Yes thats it, You're right it's worth a try and I'll keep you posted. I think the smallest things are the biggest annoyances and everytime I sit in the car by nature I start looking at it... Have a good day!


----------



## SiK GambleR (Jan 24, 2012)

I mean, if worst comes to worst go to a local bodyshop and see how much they would charge to replace the upper portion of the dash. That or purchase and do it yourself


----------



## Jupiterpa (Jun 11, 2012)

Lets see if chevrolet will do it first. It's clearly a defect with their product and they need to rectify it.


----------



## sciphi (Aug 26, 2011)

Jupiterpa said:


> I think the interior shot picture is quite misleading but if you look at the picture I took from outside you'll see a blemish on the bend if you look closer.


I see it now! My mistake! 

Bring it up with your dealer. The worse they can say is "nothing wrong".


----------



## SiK GambleR (Jan 24, 2012)

Jupiterpa said:


> Lets see if chevrolet will do it first. It's clearly a defect with their product and they need to rectify it.


oh i know, I was just saying, at last resort


----------



## Jupiterpa (Jun 11, 2012)

Lets see what my local dealer says tomorrow  thanks all...


----------



## Chevy Customer Care (Oct 29, 2011)

Jupiterpa said:


> Lets see what my local dealer says tomorrow  thanks all...




Jupiterpa,
I understand your concern with this.
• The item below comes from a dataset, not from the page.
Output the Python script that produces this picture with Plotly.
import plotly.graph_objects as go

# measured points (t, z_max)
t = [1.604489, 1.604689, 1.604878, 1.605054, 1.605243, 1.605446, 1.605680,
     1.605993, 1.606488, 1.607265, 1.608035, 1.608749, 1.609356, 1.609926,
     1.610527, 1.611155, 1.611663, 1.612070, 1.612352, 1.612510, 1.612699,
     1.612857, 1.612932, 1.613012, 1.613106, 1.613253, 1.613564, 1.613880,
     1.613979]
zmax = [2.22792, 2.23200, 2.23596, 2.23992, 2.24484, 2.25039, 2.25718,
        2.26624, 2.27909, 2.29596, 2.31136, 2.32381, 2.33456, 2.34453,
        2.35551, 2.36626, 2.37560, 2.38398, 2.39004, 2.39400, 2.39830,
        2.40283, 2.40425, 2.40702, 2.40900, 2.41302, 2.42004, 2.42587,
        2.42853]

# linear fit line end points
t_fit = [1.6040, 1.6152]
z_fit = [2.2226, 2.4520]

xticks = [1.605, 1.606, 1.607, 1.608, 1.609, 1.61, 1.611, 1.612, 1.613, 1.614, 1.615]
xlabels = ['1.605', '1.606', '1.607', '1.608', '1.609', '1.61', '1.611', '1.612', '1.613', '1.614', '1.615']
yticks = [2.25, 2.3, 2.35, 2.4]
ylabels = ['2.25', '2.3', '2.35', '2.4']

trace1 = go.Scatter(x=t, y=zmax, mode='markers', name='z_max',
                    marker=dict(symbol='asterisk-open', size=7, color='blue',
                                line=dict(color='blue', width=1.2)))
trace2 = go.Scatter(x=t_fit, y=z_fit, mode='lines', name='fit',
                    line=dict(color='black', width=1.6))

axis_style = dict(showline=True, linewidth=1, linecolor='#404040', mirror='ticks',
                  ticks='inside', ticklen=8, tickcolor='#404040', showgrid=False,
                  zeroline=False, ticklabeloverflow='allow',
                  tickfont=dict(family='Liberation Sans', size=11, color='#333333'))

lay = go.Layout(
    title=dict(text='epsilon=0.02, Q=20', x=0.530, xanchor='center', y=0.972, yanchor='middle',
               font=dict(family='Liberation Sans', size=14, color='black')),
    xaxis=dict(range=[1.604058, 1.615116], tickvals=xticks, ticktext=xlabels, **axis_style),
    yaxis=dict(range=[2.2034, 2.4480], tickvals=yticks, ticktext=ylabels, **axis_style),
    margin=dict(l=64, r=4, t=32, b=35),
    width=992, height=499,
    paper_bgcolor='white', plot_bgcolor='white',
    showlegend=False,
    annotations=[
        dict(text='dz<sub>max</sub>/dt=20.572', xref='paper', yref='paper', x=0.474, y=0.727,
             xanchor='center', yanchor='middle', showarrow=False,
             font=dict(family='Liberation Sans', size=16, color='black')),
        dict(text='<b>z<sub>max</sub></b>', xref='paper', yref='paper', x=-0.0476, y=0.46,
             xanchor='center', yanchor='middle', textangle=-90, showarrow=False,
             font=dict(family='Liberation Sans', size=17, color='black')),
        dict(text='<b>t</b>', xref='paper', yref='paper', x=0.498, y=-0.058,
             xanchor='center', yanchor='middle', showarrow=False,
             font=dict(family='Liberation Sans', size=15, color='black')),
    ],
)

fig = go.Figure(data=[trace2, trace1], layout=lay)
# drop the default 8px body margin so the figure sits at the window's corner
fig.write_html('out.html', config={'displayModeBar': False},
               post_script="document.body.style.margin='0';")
I would like you to keep me posted on the progress with your dealer. If you have any questions please feel free to contact me anytime.
Thank you,
Stacy Chevrolet Customer Service


----------



## Jupiterpa (Jun 11, 2012)

Hi All,

So I went to my local dealership and showed one of the service associates the dint in the dashboard, his initial response was oh thats small and I can't even see it on certain angles then said Chevrolet woundn't even honor anything like that. He said that I would need to come back and see the service director as he would be the final decider whether it would be repaired or not. 

Quite disappointing but I hope the Service director can help...
Aaron.


----------



## sciphi (Aug 26, 2011)

Try calling Chevrolet if the local dealer isn't any help. If they see it but refuse to repair it, definitely complain! Somebody else will notice that dent too if you ever sell/trade the car.


----------



## Jupiterpa (Jun 11, 2012)

Thanks for your advice i'll go at Lunchtime and see what they say.


----------



## SiK GambleR (Jan 24, 2012)

update? I am hoping the best for you


----------



## Jupiterpa (Jun 11, 2012)

Hi there,

Sorry for the lack of update but everytime I've tried to go to the dealer theres something thats come up. I will endeavor to go at Lunchtime tomorrow because I'm not letting this go. I've also got to go for my recall notice when I have chance. I hope you're well.

Thanks,
Aaron.


----------



## Jupiterpa (Jun 11, 2012)

Hello All,
Well I went back to Readman Toll Chevrolet and spoke to the service associate who told me to speak to their Service director and he said the person is in a meeting and you can wait but he's doesnt know how long it would take. I said to him can't you progress with it yourself and he responded I can't see anything so he would be the only one who says Yes or No. What a waste of a visit... don't know what to do now...


----------



## Jupiterpa (Jun 11, 2012)

On a side note I've just left a voicemail for the Vice President of the dealership I purchased the car from to see if he can help.


----------